*YOUR INSTRUCTIONS*:
Exclude the pictures, then repeat the remaining data exactly.

*DATA SEGMENT*:
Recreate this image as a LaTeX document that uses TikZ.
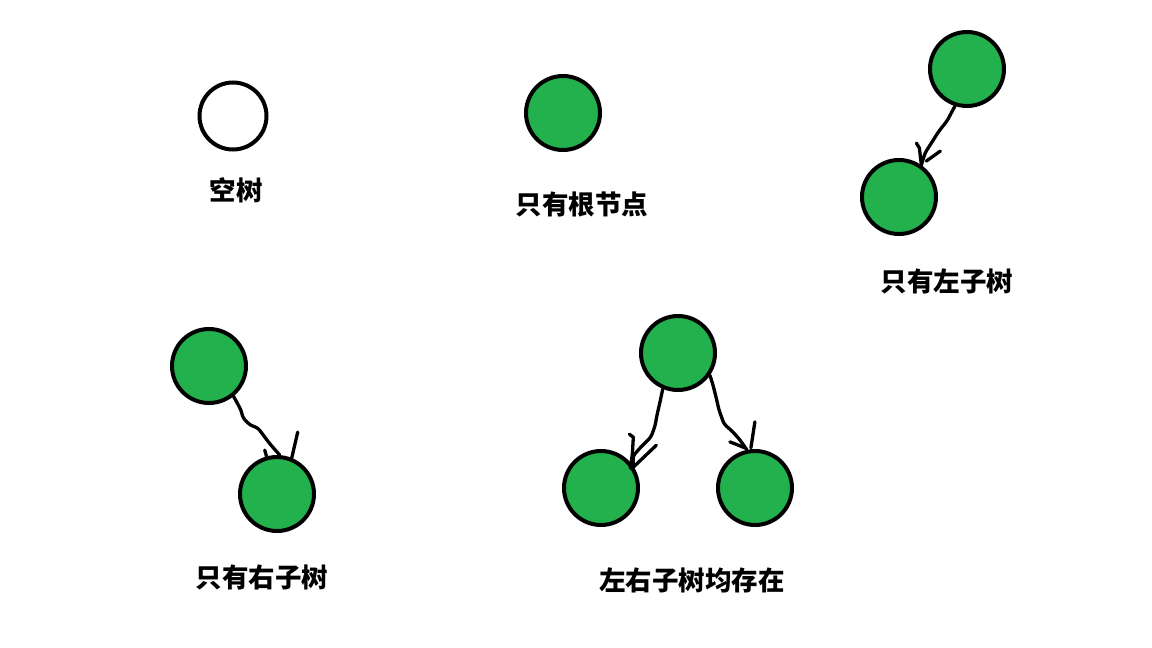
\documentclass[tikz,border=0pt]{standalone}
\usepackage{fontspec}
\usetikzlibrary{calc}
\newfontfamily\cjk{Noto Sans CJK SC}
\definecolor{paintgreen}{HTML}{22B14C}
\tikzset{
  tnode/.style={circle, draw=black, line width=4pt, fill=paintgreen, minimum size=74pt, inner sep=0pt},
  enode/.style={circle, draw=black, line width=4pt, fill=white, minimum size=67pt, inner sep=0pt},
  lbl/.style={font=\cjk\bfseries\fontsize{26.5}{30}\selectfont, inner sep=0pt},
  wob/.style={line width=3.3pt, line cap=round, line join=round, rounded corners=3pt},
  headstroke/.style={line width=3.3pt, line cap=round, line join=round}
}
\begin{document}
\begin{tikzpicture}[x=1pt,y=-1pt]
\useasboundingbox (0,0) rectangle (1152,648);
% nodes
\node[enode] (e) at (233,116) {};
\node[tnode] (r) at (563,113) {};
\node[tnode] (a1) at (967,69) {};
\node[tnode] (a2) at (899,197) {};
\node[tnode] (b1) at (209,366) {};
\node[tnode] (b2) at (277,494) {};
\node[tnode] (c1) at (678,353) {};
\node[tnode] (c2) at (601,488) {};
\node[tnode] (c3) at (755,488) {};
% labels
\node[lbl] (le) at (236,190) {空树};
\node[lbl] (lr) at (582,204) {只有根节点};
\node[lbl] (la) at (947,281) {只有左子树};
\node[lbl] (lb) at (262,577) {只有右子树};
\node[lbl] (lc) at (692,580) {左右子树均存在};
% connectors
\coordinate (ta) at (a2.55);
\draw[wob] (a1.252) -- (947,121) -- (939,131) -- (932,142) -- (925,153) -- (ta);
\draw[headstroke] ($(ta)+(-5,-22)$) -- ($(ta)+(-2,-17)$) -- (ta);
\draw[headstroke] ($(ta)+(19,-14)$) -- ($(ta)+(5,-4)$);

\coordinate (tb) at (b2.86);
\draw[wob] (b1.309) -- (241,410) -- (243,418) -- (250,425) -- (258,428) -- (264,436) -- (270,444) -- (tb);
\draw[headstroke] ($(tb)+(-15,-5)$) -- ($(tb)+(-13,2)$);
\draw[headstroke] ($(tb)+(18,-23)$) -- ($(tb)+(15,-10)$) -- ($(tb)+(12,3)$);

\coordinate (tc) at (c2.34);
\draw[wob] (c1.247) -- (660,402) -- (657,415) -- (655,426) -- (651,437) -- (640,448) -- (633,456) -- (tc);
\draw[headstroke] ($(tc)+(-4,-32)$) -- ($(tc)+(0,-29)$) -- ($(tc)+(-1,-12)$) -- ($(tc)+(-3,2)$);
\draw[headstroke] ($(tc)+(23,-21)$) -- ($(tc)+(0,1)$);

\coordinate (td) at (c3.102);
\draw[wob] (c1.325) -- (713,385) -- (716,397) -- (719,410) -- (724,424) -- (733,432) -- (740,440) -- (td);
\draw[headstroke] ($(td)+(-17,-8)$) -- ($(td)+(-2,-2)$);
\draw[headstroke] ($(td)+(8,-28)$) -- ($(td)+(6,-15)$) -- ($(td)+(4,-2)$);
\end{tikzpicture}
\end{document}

*REPLY*:
Recreate this image as a LaTeX document that uses TikZ.
\documentclass[tikz,border=0pt]{standalone}
\usepackage{fontspec}
\usetikzlibrary{calc}
\newfontfamily\cjk{Noto Sans CJK SC}
\definecolor{paintgreen}{HTML}{22B14C}
\tikzset{
  tnode/.style={circle, draw=black, line width=4pt, fill=paintgreen, minimum size=74pt, inner sep=0pt},
  enode/.style={circle, draw=black, line width=4pt, fill=white, minimum size=67pt, inner sep=0pt},
  lbl/.style={font=\cjk\bfseries\fontsize{26.5}{30}\selectfont, inner sep=0pt},
  wob/.style={line width=3.3pt, line cap=round, line join=round, rounded corners=3pt},
  headstroke/.style={line width=3.3pt, line cap=round, line join=round}
}
\begin{document}
\begin{tikzpicture}[x=1pt,y=-1pt]
\useasboundingbox (0,0) rectangle (1152,648);
% nodes
\node[enode] (e) at (233,116) {};
\node[tnode] (r) at (563,113) {};
\node[tnode] (a1) at (967,69) {};
\node[tnode] (a2) at (899,197) {};
\node[tnode] (b1) at (209,366) {};
\node[tnode] (b2) at (277,494) {};
\node[tnode] (c1) at (678,353) {};
\node[tnode] (c2) at (601,488) {};
\node[tnode] (c3) at (755,488) {};
% labels
\node[lbl] (le) at (236,190) {空树};
\node[lbl] (lr) at (582,204) {只有根节点};
\node[lbl] (la) at (947,281) {只有左子树};
\node[lbl] (lb) at (262,577) {只有右子树};
\node[lbl] (lc) at (692,580) {左右子树均存在};
% connectors
\coordinate (ta) at (a2.55);
\draw[wob] (a1.252) -- (947,121) -- (939,131) -- (932,142) -- (925,153) -- (ta);
\draw[headstroke] ($(ta)+(-5,-22)$) -- ($(ta)+(-2,-17)$) -- (ta);
\draw[headstroke] ($(ta)+(19,-14)$) -- ($(ta)+(5,-4)$);

\coordinate (tb) at (b2.86);
\draw[wob] (b1.309) -- (241,410) -- (243,418) -- (250,425) -- (258,428) -- (264,436) -- (270,444) -- (tb);
\draw[headstroke] ($(tb)+(-15,-5)$) -- ($(tb)+(-13,2)$);
\draw[headstroke] ($(tb)+(18,-23)$) -- ($(tb)+(15,-10)$) -- ($(tb)+(12,3)$);

\coordinate (tc) at (c2.34);
\draw[wob] (c1.247) -- (660,402) -- (657,415) -- (655,426) -- (651,437) -- (640,448) -- (633,456) -- (tc);
\draw[headstroke] ($(tc)+(-4,-32)$) -- ($(tc)+(0,-29)$) -- ($(tc)+(-1,-12)$) -- ($(tc)+(-3,2)$);
\draw[headstroke] ($(tc)+(23,-21)$) -- ($(tc)+(0,1)$);

\coordinate (td) at (c3.102);
\draw[wob] (c1.325) -- (713,385) -- (716,397) -- (719,410) -- (724,424) -- (733,432) -- (740,440) -- (td);
\draw[headstroke] ($(td)+(-17,-8)$) -- ($(td)+(-2,-2)$);
\draw[headstroke] ($(td)+(8,-28)$) -- ($(td)+(6,-15)$) -- ($(td)+(4,-2)$);
\end{tikzpicture}
\end{document}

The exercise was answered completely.